===== Excerpted records =====
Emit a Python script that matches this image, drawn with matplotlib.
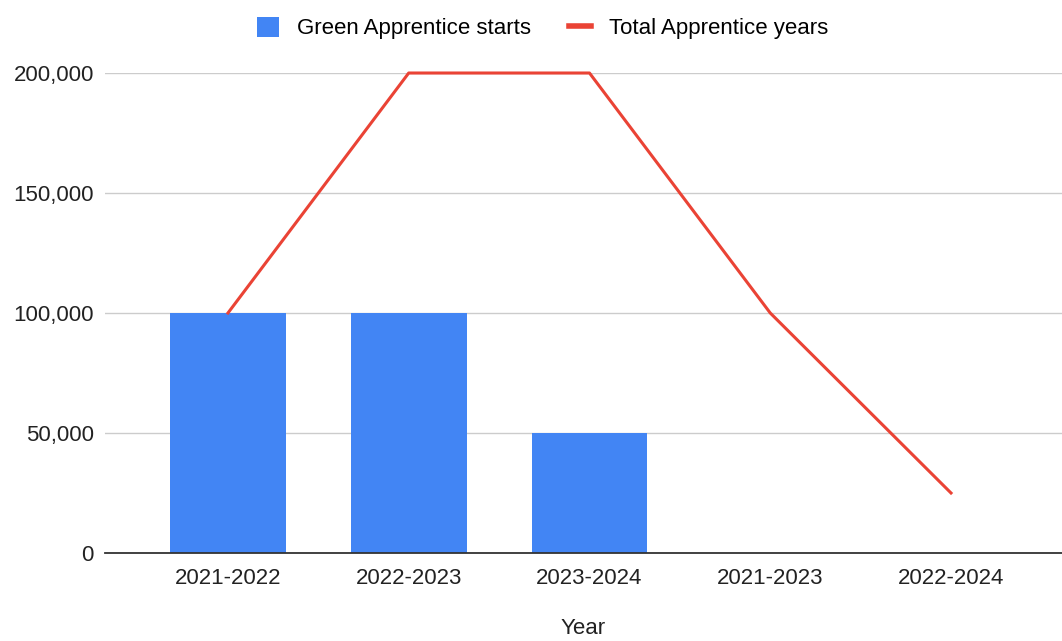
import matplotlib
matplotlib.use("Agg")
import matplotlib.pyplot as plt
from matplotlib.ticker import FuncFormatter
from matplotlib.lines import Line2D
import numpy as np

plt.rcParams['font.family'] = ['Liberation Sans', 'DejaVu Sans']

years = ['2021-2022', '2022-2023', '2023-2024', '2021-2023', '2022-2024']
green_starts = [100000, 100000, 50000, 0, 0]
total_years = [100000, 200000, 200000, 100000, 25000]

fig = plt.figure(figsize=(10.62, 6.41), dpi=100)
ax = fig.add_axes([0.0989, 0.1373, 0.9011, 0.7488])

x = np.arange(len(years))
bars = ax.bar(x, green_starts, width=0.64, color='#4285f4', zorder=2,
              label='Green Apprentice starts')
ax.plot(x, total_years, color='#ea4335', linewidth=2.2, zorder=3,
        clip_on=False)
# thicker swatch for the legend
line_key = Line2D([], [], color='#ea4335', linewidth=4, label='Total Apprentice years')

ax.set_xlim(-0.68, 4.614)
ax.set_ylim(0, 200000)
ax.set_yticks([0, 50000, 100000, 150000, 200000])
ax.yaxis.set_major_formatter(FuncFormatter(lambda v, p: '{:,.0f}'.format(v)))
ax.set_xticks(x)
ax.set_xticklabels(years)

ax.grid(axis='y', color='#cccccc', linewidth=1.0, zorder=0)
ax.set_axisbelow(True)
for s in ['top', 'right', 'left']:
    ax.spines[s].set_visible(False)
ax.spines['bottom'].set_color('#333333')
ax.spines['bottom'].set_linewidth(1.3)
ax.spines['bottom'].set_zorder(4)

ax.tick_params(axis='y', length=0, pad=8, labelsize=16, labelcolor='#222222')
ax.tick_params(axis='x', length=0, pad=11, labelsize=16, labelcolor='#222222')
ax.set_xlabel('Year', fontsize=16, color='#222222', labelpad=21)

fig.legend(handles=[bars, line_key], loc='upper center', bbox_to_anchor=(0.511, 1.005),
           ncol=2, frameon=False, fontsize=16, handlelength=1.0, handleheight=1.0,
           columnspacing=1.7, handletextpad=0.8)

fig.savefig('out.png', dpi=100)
=====
===== Excerpted records =====
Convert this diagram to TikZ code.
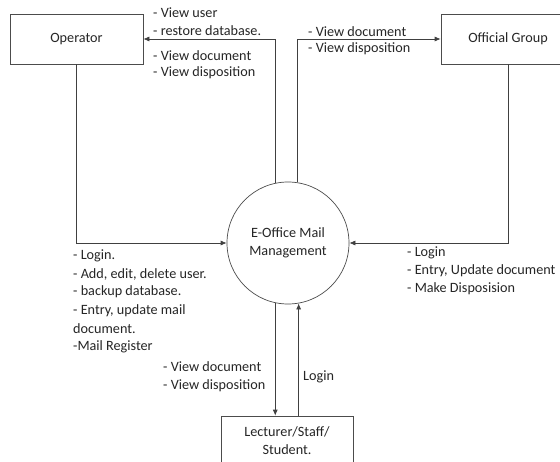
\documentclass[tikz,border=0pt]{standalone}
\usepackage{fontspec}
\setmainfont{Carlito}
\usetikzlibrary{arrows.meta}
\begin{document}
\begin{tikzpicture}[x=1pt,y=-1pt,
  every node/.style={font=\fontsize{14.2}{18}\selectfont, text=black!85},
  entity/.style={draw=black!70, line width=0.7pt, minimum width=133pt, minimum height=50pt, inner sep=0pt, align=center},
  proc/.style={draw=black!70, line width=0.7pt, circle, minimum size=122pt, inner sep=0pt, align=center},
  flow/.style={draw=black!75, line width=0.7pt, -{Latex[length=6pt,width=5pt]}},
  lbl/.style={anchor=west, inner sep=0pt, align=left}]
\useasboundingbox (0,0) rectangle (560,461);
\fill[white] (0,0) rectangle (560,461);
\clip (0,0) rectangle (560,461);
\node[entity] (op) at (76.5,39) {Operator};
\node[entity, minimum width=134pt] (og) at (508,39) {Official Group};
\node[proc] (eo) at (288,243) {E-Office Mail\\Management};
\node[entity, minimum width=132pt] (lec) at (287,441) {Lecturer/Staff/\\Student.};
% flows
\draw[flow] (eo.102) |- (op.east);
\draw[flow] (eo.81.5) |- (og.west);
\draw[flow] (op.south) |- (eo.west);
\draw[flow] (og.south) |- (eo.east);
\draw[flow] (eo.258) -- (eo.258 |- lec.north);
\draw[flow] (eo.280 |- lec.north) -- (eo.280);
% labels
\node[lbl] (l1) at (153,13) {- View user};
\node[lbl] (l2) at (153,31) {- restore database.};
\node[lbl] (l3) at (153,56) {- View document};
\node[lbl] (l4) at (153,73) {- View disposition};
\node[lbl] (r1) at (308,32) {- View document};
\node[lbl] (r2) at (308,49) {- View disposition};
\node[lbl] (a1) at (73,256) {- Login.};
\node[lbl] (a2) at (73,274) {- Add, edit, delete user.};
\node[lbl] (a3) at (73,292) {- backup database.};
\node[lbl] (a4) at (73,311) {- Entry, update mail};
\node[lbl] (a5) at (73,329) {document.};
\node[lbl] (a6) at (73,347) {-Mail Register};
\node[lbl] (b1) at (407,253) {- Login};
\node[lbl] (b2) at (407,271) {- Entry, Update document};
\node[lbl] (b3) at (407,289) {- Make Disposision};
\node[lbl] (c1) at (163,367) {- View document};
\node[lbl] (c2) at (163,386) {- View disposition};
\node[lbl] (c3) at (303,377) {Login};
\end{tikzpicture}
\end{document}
=====
===== Excerpted records =====
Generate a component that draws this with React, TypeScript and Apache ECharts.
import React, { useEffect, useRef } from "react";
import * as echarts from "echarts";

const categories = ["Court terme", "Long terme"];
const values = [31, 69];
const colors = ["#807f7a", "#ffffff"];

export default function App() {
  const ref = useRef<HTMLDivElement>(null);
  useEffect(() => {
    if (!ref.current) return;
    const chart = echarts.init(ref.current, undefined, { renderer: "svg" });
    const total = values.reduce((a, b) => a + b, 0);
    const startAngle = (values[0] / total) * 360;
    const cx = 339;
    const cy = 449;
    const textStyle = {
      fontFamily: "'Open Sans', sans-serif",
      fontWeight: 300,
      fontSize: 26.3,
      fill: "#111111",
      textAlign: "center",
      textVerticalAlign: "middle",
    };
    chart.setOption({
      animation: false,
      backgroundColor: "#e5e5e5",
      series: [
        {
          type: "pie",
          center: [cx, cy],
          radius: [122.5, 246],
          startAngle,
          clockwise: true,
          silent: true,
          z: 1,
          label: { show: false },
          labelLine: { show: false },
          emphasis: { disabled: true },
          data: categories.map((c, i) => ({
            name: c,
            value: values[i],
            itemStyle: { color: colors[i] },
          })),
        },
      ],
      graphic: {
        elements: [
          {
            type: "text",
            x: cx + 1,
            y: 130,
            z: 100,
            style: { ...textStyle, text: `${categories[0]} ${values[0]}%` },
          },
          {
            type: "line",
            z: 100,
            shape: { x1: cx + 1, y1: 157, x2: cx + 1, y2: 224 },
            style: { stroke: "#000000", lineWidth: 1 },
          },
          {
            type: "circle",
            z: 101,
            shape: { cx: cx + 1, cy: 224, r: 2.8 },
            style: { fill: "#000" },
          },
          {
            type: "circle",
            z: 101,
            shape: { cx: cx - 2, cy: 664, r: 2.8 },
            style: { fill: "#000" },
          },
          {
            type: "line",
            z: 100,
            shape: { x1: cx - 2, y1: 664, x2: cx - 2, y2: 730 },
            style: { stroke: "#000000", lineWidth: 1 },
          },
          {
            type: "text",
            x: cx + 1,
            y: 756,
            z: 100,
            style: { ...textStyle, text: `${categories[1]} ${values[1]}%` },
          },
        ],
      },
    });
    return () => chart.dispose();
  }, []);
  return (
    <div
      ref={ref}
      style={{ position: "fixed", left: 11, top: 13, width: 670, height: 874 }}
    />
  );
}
=====
◆ Given exercise
Above are the records. Print exactly the lines from the one containing "Emit a Python" to the one containing "ax.spines['bottom'].set_zorder(4)", both included, and nothing else; pictures are excluded.

◆ Answer to the problem
Emit a Python script that matches this image, drawn with matplotlib.
import matplotlib
matplotlib.use("Agg")
import matplotlib.pyplot as plt
from matplotlib.ticker import FuncFormatter
from matplotlib.lines import Line2D
import numpy as np

plt.rcParams['font.family'] = ['Liberation Sans', 'DejaVu Sans']

years = ['2021-2022', '2022-2023', '2023-2024', '2021-2023', '2022-2024']
green_starts = [100000, 100000, 50000, 0, 0]
total_years = [100000, 200000, 200000, 100000, 25000]

fig = plt.figure(figsize=(10.62, 6.41), dpi=100)
ax = fig.add_axes([0.0989, 0.1373, 0.9011, 0.7488])

x = np.arange(len(years))
bars = ax.bar(x, green_starts, width=0.64, color='#4285f4', zorder=2,
              label='Green Apprentice starts')
ax.plot(x, total_years, color='#ea4335', linewidth=2.2, zorder=3,
        clip_on=False)
# thicker swatch for the legend
line_key = Line2D([], [], color='#ea4335', linewidth=4, label='Total Apprentice years')

ax.set_xlim(-0.68, 4.614)
ax.set_ylim(0, 200000)
ax.set_yticks([0, 50000, 100000, 150000, 200000])
ax.yaxis.set_major_formatter(FuncFormatter(lambda v, p: '{:,.0f}'.format(v)))
ax.set_xticks(x)
ax.set_xticklabels(years)

ax.grid(axis='y', color='#cccccc', linewidth=1.0, zorder=0)
ax.set_axisbelow(True)
for s in ['top', 'right', 'left']:
    ax.spines[s].set_visible(False)
ax.spines['bottom'].set_color('#333333')
ax.spines['bottom'].set_linewidth(1.3)
ax.spines['bottom'].set_zorder(4)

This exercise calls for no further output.